Donc, il les prend à part pour leur recommander d’être toujours amants, même dans le mariage. « Obtiens tout de l’amour, dit-il à Émile, sans rien exiger du devoir, et que les moindres faveurs ne soient jamais pour vous des droits, mais des grâces. » Et il précise, et il insiste ; et Émile se récrie, et Sophie honteuse tient son éventail sur ses yeux. Et, quelques jours après, comprenant, à la figure d’Émile, que ses conseils ont été pris trop à la lettre par Sophie, et comprenant aussi que la délicate Sophie veut ménager son époux, il lui fait entendre que le chaste Émile a des réserves, et vingt autres indécences en style noble… De sorte que l’infortuné garçon, — que Rousseau a voulu si libre, si indépendant des hommes, jamais puni, jamais réprimandé, — a finalement son gouverneur pour belle-mère ; et quelle belle mère ! — et qu’on ne sait quand il pourra s’en dépêtrer, et qu’il sera sans doute élève toute sa vie.

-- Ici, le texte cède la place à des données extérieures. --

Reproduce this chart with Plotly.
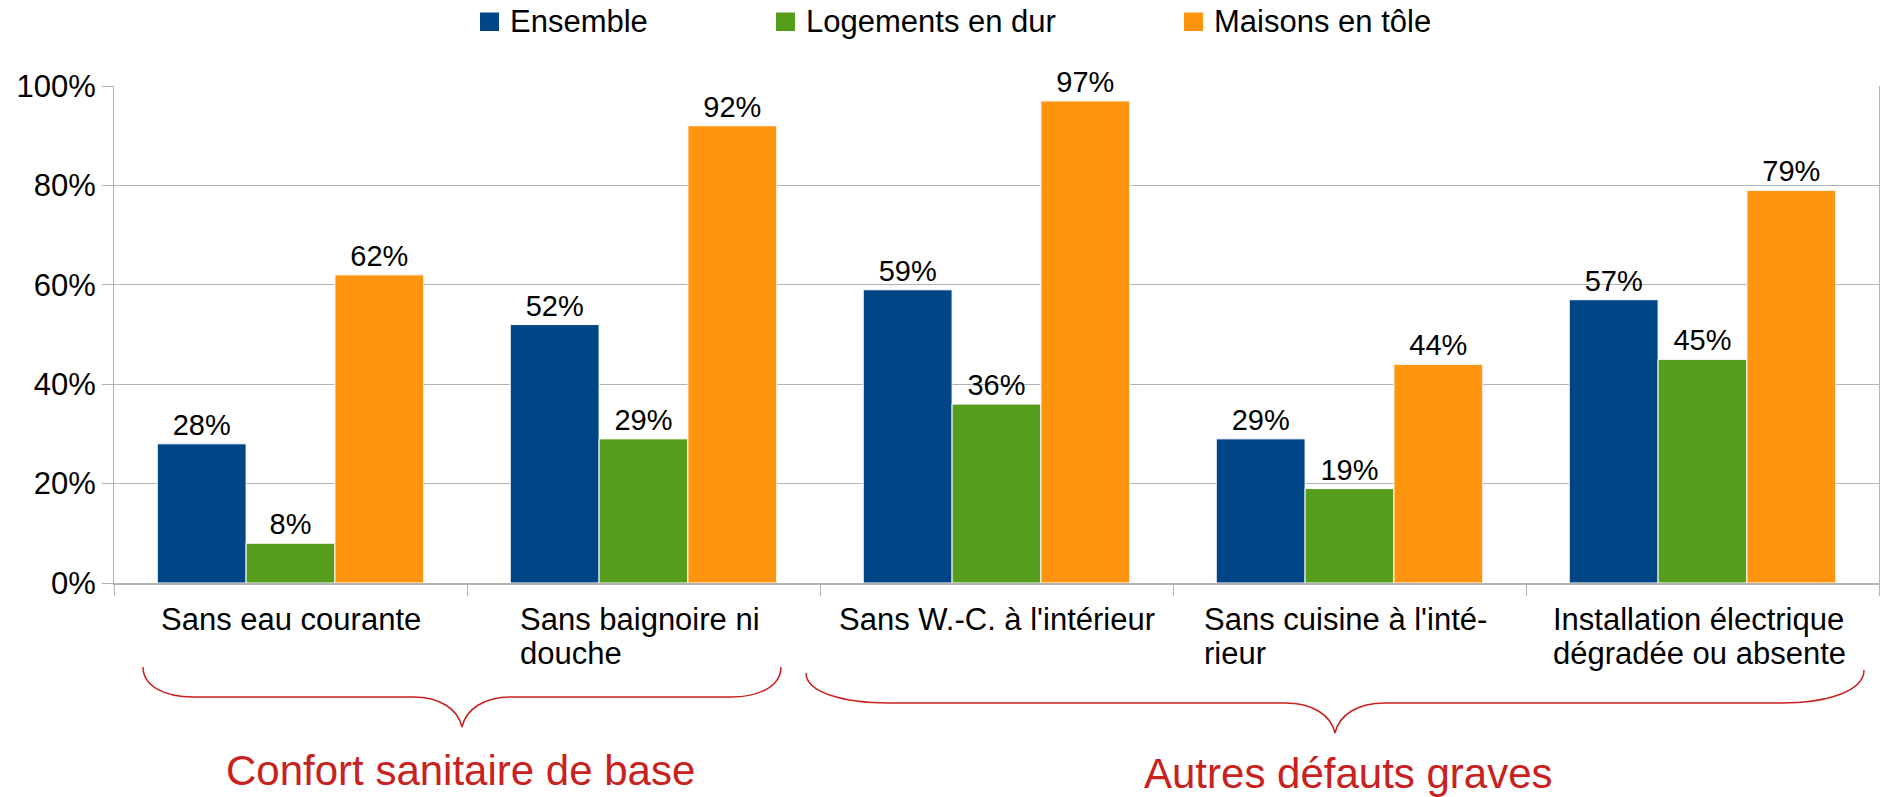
import plotly.graph_objects as go

# ---------------- data ----------------
categories = ["Sans eau courante", "Sans baignoire ni douche", "Sans W.-C. à l'intérieur",
              "Sans cuisine à l'intérieur", "Installation électrique dégradée ou absente"]
category_labels = [["Sans eau courante"], ["Sans baignoire ni", "douche"], ["Sans W.-C. à l'intérieur"],
                   ["Sans cuisine à l'inté-", "rieur"], ["Installation électrique", "dégradée ou absente"]]
series_names = ["Ensemble", "Logements en dur", "Maisons en tôle"]
ensemble = [28, 52, 59, 29, 57]
logements_dur = [8, 29, 36, 19, 45]
maisons_tole = [62, 92, 97, 44, 79]
group_labels = ["Confort sanitaire de base", "Autres défauts graves"]
y_ticks = [0, 20, 40, 60, 80, 100]

# ---------------- style ----------------
colors = ["#004586", "#579d1c", "#ff950e"]
red = "#c9211e"
grid = "#b3b3b3"
FONT = "Liberation Sans, Arial, sans-serif"

PAGE_W, PAGE_H = 1885, 797
OFF = 0  # body margin removed via post_script
L, R, T, B = 114, 1879, 86, 583  # plot area in page pixels
PW, PH = R - L, B - T
# left edge of left-aligned multi-line category labels, relative to category centre (px)
label_xshift = [0, -125.5, 0, -148, -152]


def px(x):
    return (x - L) / PW


def py(y):
    return (B - y) / PH


fig = go.Figure()
for name, vals, col in zip(series_names, [ensemble, logements_dur, maisons_tole], colors):
    fig.add_trace(go.Bar(
        x=categories, y=vals, name=name,
        marker=dict(color=col, line=dict(color="white", width=1)),
        text=[f"{v}%" for v in vals], textposition="outside",
        textfont=dict(size=29, color="black", family=FONT),
        cliponaxis=False, constraintext="none", showlegend=False,
        hovertemplate="%{x}<br>" + name + ": %{y}%<extra></extra>",
    ))

annotations = []
shapes = []

# category labels (left-aligned lines, block centred under each category)
LINE_H = 33.5
for cat, lines, xs in zip(categories, category_labels, label_xshift):
    for i, line in enumerate(lines):
        if len(lines) == 1:
            annotations.append(dict(
                x=cat, xref="x", y=py(600), yref="paper", text=line, showarrow=False,
                xanchor="center", yanchor="top",
                font=dict(size=31, color="black", family=FONT)))
        else:
            annotations.append(dict(
                x=cat, xref="x", y=py(600 + i * LINE_H), yref="paper", text=line, showarrow=False,
                xanchor="left", yanchor="top", xshift=xs,
                font=dict(size=31, color="black", family=FONT)))

# legend (manual, to match spacing)
legend_sq_x = [480, 776, 1184]
for name, col, x0 in zip(series_names, colors, legend_sq_x):
    shapes.append(dict(type="rect", xref="paper", yref="paper",
                       x0=px(x0), x1=px(x0 + 19), y0=py(31), y1=py(12.5),
                       fillcolor=col, line=dict(width=0)))
    annotations.append(dict(x=px(x0 + 28), xref="paper", y=py(21.5), yref="paper",
                            text=name, showarrow=False, xanchor="left", yanchor="middle",
                            font=dict(size=31, color="black", family=FONT)))


# braces
def brace_path(x_left, x_right, x_tip, y_end_l, y_end_r, y_h, y_tip, curl_l, curl_r, tipw):
    pts = [
        ("M", [(x_left, y_end_l)]),
        ("C", [(x_left, y_end_l + (y_h - y_end_l) * 0.65), (x_left + curl_l * 0.45, y_h), (x_left + curl_l, y_h)]),
        ("L", [(x_tip - tipw, y_h)]),
        ("C", [(x_tip - tipw * 0.45, y_h), (x_tip - 4, y_h + (y_tip - y_h) * 0.4), (x_tip, y_tip)]),
        ("C", [(x_tip + 4, y_h + (y_tip - y_h) * 0.4), (x_tip + tipw * 0.45, y_h), (x_tip + tipw, y_h)]),
        ("L", [(x_right - curl_r, y_h)]),
        ("C", [(x_right - curl_r * 0.45, y_h), (x_right, y_end_r + (y_h - y_end_r) * 0.65), (x_right, y_end_r)]),
    ]
    s = ""
    for cmd, p in pts:
        s += cmd + " " + " ".join(f"{px(a):.5f},{py(b):.5f}" for a, b in p) + " "
    return s.strip()


shapes.append(dict(type="path", xref="paper", yref="paper",
                   path=brace_path(143, 781, 462, 667, 667, 697, 727, 50, 50, 49),
                   line=dict(color=red, width=1.5)))
shapes.append(dict(type="path", xref="paper", yref="paper",
                   path=brace_path(806, 1864, 1335, 673, 670, 703, 733, 83, 83, 50),
                   line=dict(color=red, width=1.5)))

# group labels
for lab, xc, yc in zip(group_labels, [460, 1348], [770, 773]):
    annotations.append(dict(x=px(xc), xref="paper", y=py(yc), yref="paper", text=lab,
                            showarrow=False, xanchor="center", yanchor="middle",
                            font=dict(size=42, color=red, family=FONT)))

fig.update_layout(
    width=PAGE_W - OFF, height=PAGE_H - OFF,
    margin=dict(l=L - OFF, r=PAGE_W - R, t=T - OFF, b=PAGE_H - B, pad=0),
    paper_bgcolor="white", plot_bgcolor="white",
    font=dict(family=FONT, size=31, color="black"),
    barmode="group", bargap=0.245, bargroupgap=0,
    showlegend=False,
    annotations=annotations, shapes=shapes,
    xaxis=dict(type="category", showticklabels=False, ticks="outside", tickson="boundaries",
               ticklen=11, tickcolor=grid, tickwidth=1, showline=True, linecolor=grid,
               linewidth=2, showgrid=False, zeroline=False),
    yaxis=dict(range=[0, 100], tickvals=y_ticks, ticktext=[f"{v}%" for v in y_ticks],
               showgrid=True, gridcolor=grid, gridwidth=1, showline=True, linecolor=grid,
               linewidth=1, mirror=True, ticks="outside", ticklen=11, tickcolor=grid,
               zeroline=False, tickfont=dict(size=31, color="black", family=FONT)),
)

fig.write_html("out.html", config={"displayModeBar": False},
               post_script="document.body.style.margin='0px';document.body.style.overflow='hidden';")
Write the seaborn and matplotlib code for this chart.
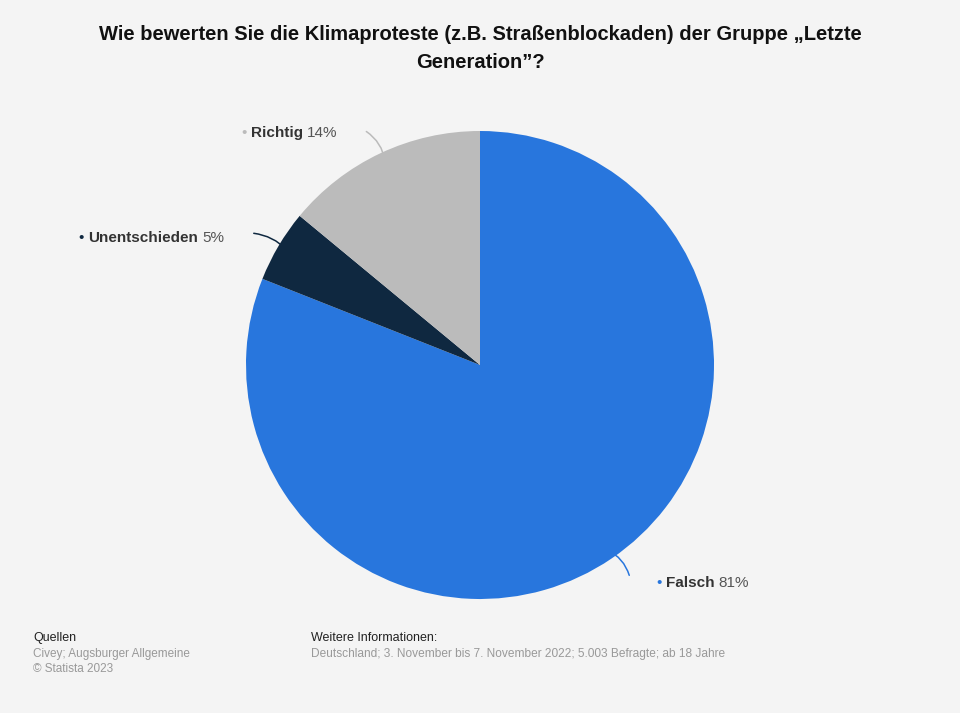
import numpy as np
import matplotlib
matplotlib.use("Agg")
import matplotlib.pyplot as plt
import seaborn as sns

# dados do gráfico
categorias = ["Falsch", "Unentschieden", "Richtig"]
valores = [81, 5, 14]
cores = ["#2876dd", "#0f2840", "#bbbbbb"]

titulo = "Wie bewerten Sie die Klimaproteste (z.B. Straßenblockaden) der Gruppe „Letzte\nGeneration”?"

sns.set_theme(style="white")
plt.rcParams["font.family"] = ["Liberation Sans", "DejaVu Sans"]

W, H = 960, 713
fig = plt.figure(figsize=(W / 100, H / 100), dpi=100)
fig.patch.set_facecolor("#f4f4f4")


def px(x, y):
    return x / W, 1 - y / H


# eixo da pizza: centro (480, 365), raio 234 px
cx, cy, r = 480, 365, 234
ax = fig.add_axes([(cx - r) / W, (H - cy - r) / H, 2 * r / W, 2 * r / H])
ax.set_facecolor("#f4f4f4")
wedges, _ = ax.pie(valores, colors=cores, startangle=90, counterclock=False,
                   wedgeprops=dict(linewidth=0))
ax.set_aspect("equal")
ax.set_xlim(-1, 1)
ax.set_ylim(-1, 1)
ax.axis("off")

# título
fig.text(0.5, px(0, 48)[1], titulo, ha="center", va="center", fontsize=14.5,
         fontweight="bold", color="#111111", linespacing=1.6)

# rótulos: (posição do ponto, fim do conector, curvatura)
rotulos = {
    "Falsch": ((659, 583), (630, 578), 0.25),
    "Unentschieden": ((81, 238), (251, 233), -0.2),
    "Richtig": ((244, 133), (364, 130), -0.25),
}

fig.canvas.draw()
renderer = fig.canvas.get_renderer()
for w, nome, val, cor in zip(wedges, categorias, valores, cores):
    (dx, dy), (ex, ey), rad = rotulos[nome]
    ang = np.deg2rad((w.theta1 + w.theta2) / 2)
    ponto = (0.95 * np.cos(ang), 0.95 * np.sin(ang))
    ax.annotate("", xy=ponto, xycoords="data", xytext=px(ex, ey),
                textcoords="figure fraction",
                arrowprops=dict(arrowstyle="-", color=cor, lw=1.1,
                                connectionstyle=f"arc3,rad={rad}"))
    fig.text(*px(dx, dy), "•", ha="center", va="center", fontsize=11, color=cor)
    t = fig.text(*px(dx + 7, dy), nome, ha="left", va="center", fontsize=11,
                 fontweight="bold", color="#333333")
    bb = t.get_window_extent(renderer)
    fig.text(bb.x1 / W + 4 / W, px(0, dy)[1], f"{val}%", ha="left", va="center",
             fontsize=11, color="#555555")

# rodapé
fig.text(*px(33, 638), "Quellen", ha="left", va="center", fontsize=9, color="#222222")
fig.text(*px(33, 654), "Civey; Augsburger Allgemeine", ha="left", va="center",
         fontsize=8.5, color="#999999")
fig.text(*px(33, 669), "© Statista 2023", ha="left", va="center", fontsize=8.5,
         color="#999999")
fig.text(*px(311, 638), "Weitere Informationen:", ha="left", va="center", fontsize=9,
         color="#222222")
fig.text(*px(311, 654),
         "Deutschland; 3. November bis 7. November 2022; 5.003 Befragte; ab 18 Jahre",
         ha="left", va="center", fontsize=8.6, color="#999999")

fig.savefig("out.png", dpi=100, facecolor=fig.get_facecolor())
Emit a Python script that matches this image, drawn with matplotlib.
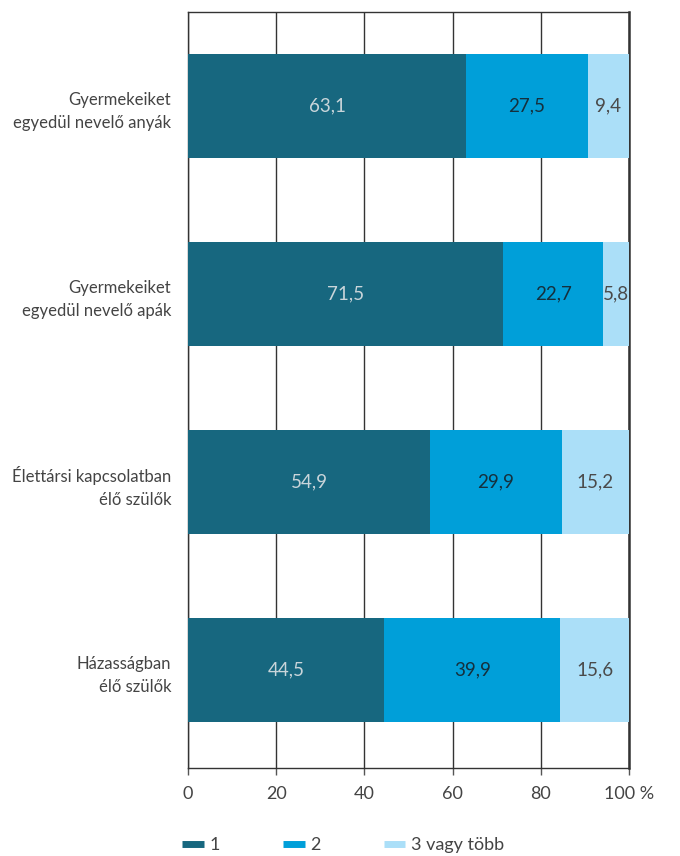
import matplotlib.pyplot as plt
import numpy as np

# categories, top to bottom
categories = ["Gyermekeiket\negyedül nevelő anyák",
              "Gyermekeiket\negyedül nevelő apák",
              "Élettársi kapcsolatban\nélő szülők",
              "Házasságban\nélő szülők"]

series_names = ["1", "2", "3 vagy több"]
vals_1 = [63.1, 71.5, 54.9, 44.5]
vals_2 = [27.5, 22.7, 29.9, 39.9]
vals_3 = [9.4, 5.8, 15.2, 15.6]

x_ticks = [0, 20, 40, 60, 80, 100]
x_tick_labels = ["0", "20", "40", "60", "80", "100 %"]

colors = ["#17677f", "#009fd9", "#abdff8"]
text_colors = ["#c9d5da", "#15303d", "#4a4a4a"]

plt.rcParams['font.family'] = ['Lato', 'DejaVu Sans']
fs = 13

fig = plt.figure(figsize=(6.8, 8.56), dpi=100)
ax = fig.add_axes([188 / 680, 1 - 768 / 856, 441 / 680, 756 / 856])

y = np.arange(len(categories))
left = np.zeros(len(categories))
for vals, col, tcol, name in zip([vals_1, vals_2, vals_3], colors, text_colors, series_names):
    vals = np.array(vals)
    ax.barh(y, vals, left=left, height=0.555, color=col, label=name, zorder=3)
    for yi, l, v in zip(y, left, vals):
        ax.text(l + v / 2, yi, f"{v:.1f}".replace(".", ","), ha='center', va='center',
                color=tcol, fontsize=13.5, zorder=4)
    left = left + vals

ax.set_xlim(0, 100)
ax.set_ylim(3.52, -0.5)
ax.set_yticks(y)
ax.set_yticklabels(categories, fontsize=12, color="#444444", linespacing=1.55)
ax.tick_params(axis='y', length=0, pad=12)
ax.set_xticks(x_ticks)
ax.set_xticklabels(x_tick_labels, fontsize=fs, color="#444444")
ax.tick_params(axis='x', length=5, width=1, color="#555555", pad=8)
ax.xaxis.grid(True, color="#333333", linewidth=1, zorder=0)
for s in ax.spines.values():
    s.set_color("#333333")
    s.set_linewidth(1)
ax.spines['right'].set_linewidth(1.8)

handles = [plt.Line2D([0], [0], color=c, linewidth=5, solid_capstyle='butt') for c in colors]
fig.legend(handles, series_names, loc='lower left', bbox_to_anchor=(166 / 680, -0.016),
           ncol=3, frameon=False, fontsize=fs, handlelength=1.2, handletextpad=0.3,
           columnspacing=3.5, labelcolor="#444444")

fig.savefig("out.png", dpi=100)
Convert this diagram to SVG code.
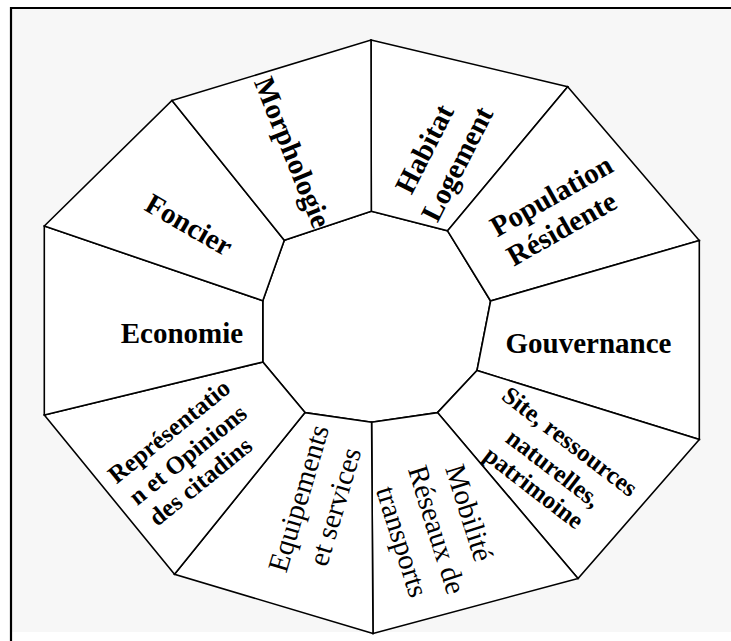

(Mais, avec cela, je ne dois pas omettre que le discours du gouverneur contient d’excellents conseils pour le temps où les époux seront calmés, et que cela ressemble à certains chapitres de Michelet, et que Michelet, dans l’Amour, a emprunté beaucoup, beaucoup, au livre V de l’Émile. Michelet me paraît d’ailleurs, malgré la différence des génies, le plus fidèle continuateur de Rousseau au XIXe siècle.)